[Source code of charts]
┌────────

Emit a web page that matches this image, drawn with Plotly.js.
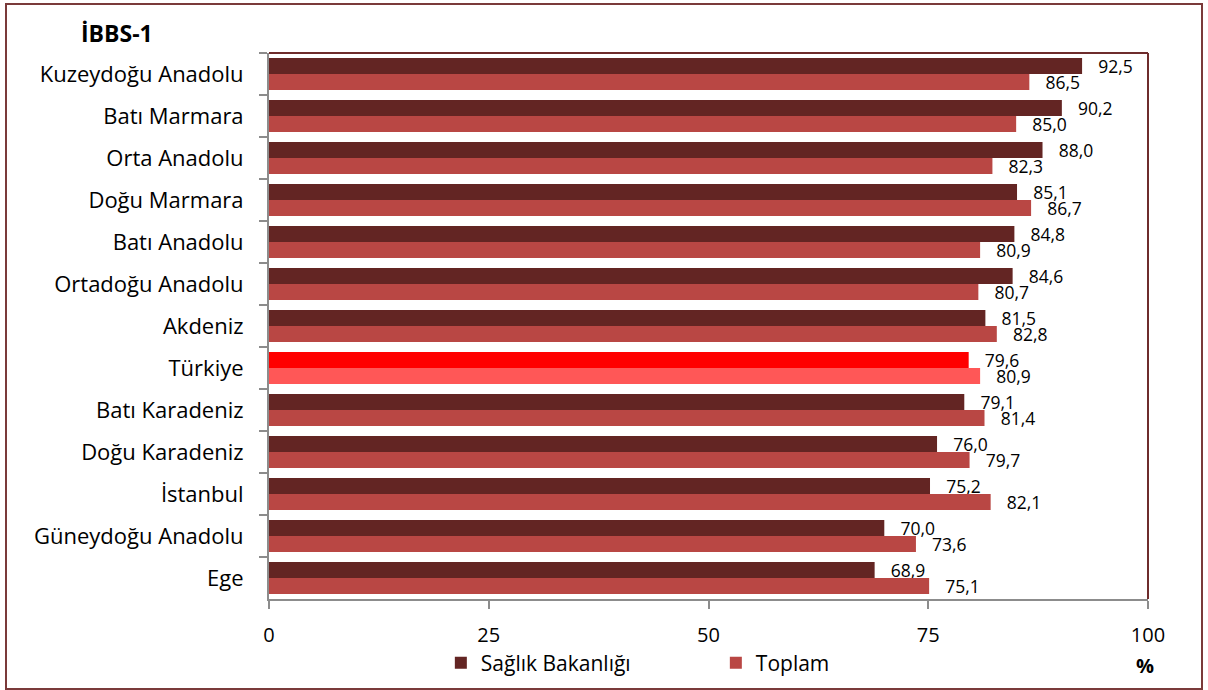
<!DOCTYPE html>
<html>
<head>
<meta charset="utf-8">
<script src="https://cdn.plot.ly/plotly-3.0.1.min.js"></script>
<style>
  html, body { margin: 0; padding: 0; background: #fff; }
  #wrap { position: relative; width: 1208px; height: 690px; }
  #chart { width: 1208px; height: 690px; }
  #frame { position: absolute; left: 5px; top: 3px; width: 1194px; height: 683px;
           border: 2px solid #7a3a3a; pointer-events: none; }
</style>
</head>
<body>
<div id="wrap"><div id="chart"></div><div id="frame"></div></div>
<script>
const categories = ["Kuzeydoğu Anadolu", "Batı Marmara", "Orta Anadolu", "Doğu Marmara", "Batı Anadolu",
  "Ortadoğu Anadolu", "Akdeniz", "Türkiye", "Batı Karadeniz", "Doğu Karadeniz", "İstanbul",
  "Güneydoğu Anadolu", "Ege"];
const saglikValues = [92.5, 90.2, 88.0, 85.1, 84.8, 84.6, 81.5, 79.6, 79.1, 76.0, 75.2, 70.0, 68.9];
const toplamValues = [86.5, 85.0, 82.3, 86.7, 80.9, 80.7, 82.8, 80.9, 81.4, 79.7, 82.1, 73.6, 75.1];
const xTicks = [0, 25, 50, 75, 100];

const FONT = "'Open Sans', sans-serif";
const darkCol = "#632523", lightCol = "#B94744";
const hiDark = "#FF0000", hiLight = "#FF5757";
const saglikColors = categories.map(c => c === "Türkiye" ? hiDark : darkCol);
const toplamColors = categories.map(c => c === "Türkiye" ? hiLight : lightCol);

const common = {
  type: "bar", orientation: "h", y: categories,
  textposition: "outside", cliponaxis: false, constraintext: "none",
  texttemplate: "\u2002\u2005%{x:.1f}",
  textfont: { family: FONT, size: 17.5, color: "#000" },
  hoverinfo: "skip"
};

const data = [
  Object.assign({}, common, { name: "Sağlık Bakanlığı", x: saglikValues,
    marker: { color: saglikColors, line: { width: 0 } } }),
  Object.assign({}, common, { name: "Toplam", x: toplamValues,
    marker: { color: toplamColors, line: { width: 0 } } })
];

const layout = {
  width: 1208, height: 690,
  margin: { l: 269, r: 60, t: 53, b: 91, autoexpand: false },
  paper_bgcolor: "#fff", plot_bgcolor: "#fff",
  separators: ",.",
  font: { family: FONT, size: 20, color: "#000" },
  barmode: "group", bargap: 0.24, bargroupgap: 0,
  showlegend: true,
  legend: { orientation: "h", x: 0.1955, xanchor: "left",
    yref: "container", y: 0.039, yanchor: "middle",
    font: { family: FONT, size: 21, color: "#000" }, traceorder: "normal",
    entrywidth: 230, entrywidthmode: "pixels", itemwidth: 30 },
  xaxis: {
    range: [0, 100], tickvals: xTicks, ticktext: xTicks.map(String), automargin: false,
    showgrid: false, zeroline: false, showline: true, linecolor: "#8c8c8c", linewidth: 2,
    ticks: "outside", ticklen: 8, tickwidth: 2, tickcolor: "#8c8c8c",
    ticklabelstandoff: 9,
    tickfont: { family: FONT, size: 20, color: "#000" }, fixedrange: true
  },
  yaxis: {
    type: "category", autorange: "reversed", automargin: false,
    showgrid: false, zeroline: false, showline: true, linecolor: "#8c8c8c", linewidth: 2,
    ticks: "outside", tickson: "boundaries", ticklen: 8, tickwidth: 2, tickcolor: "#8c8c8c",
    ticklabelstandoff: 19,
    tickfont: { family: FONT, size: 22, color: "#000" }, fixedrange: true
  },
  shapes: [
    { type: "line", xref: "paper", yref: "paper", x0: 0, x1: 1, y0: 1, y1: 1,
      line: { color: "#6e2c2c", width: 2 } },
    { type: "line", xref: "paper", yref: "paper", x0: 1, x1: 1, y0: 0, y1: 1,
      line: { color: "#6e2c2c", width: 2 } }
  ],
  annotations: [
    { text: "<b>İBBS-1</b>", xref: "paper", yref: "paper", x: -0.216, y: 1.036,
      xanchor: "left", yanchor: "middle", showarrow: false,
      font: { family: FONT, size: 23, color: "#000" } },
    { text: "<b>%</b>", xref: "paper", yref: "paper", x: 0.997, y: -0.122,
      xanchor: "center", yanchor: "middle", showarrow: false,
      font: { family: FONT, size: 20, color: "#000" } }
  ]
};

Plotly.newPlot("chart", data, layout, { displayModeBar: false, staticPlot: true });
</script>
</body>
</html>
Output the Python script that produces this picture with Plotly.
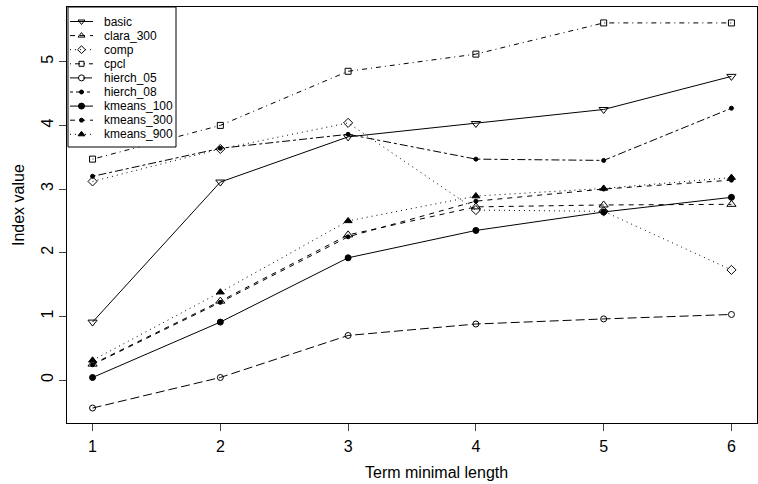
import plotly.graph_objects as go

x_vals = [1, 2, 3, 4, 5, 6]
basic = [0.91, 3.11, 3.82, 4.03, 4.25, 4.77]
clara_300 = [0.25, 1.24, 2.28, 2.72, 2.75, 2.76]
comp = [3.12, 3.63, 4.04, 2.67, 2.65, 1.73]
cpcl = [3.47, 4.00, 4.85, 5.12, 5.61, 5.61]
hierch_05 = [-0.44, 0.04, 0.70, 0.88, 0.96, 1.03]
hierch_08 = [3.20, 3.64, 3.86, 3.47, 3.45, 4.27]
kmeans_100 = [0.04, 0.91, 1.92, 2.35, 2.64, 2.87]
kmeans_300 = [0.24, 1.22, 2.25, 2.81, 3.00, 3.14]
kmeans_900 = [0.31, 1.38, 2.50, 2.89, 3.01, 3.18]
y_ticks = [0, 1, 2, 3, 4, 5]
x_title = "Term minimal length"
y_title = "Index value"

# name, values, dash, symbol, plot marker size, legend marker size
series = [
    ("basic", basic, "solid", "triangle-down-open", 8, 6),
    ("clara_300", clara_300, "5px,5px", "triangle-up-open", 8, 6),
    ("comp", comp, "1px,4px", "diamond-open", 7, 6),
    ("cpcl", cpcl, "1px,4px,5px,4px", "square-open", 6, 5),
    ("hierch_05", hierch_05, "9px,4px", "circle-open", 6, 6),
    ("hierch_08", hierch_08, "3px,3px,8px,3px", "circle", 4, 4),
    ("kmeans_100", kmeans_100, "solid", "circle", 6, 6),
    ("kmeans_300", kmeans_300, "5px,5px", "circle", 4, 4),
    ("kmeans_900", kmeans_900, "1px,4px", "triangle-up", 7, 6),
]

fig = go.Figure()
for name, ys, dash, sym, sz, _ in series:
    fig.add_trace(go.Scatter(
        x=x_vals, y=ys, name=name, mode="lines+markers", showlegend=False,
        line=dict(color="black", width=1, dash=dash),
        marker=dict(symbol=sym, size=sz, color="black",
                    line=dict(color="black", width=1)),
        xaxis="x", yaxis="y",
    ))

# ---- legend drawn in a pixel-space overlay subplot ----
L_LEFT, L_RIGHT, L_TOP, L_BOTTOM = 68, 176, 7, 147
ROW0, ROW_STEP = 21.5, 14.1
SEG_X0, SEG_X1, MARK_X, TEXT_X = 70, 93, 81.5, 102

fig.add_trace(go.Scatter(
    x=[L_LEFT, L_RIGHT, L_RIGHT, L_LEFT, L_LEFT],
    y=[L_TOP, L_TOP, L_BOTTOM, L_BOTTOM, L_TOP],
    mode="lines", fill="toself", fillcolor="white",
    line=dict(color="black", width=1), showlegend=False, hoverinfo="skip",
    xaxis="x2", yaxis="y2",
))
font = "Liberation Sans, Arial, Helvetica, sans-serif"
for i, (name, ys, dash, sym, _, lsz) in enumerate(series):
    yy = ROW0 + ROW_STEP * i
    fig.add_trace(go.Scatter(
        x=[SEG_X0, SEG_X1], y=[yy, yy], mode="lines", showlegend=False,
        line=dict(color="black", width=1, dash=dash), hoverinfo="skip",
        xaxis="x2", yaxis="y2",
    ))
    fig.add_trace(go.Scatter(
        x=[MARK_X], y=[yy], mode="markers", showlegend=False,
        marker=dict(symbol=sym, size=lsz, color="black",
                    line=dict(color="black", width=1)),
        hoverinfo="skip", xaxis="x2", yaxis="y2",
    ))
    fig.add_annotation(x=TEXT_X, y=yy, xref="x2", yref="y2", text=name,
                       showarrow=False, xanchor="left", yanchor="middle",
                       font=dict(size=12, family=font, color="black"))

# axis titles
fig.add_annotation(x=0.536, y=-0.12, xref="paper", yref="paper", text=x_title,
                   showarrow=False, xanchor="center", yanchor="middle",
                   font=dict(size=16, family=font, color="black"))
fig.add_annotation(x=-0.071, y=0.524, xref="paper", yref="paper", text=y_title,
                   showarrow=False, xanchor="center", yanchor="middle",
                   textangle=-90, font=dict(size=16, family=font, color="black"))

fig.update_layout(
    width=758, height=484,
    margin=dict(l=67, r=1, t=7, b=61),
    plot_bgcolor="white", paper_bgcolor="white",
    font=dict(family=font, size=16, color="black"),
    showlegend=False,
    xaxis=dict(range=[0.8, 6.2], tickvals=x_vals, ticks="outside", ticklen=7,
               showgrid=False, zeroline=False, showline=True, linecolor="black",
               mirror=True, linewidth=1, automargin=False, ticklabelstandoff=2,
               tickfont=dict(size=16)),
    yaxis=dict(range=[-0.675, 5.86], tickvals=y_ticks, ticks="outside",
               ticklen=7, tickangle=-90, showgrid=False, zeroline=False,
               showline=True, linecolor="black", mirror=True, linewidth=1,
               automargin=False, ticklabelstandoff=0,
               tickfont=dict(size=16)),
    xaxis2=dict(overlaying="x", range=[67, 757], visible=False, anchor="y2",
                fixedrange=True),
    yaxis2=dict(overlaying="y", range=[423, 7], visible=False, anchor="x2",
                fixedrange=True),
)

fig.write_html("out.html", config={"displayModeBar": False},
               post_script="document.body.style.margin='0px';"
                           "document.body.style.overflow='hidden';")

└────────

Of the lines above, how many contain the string "with"? Only the number is required.

2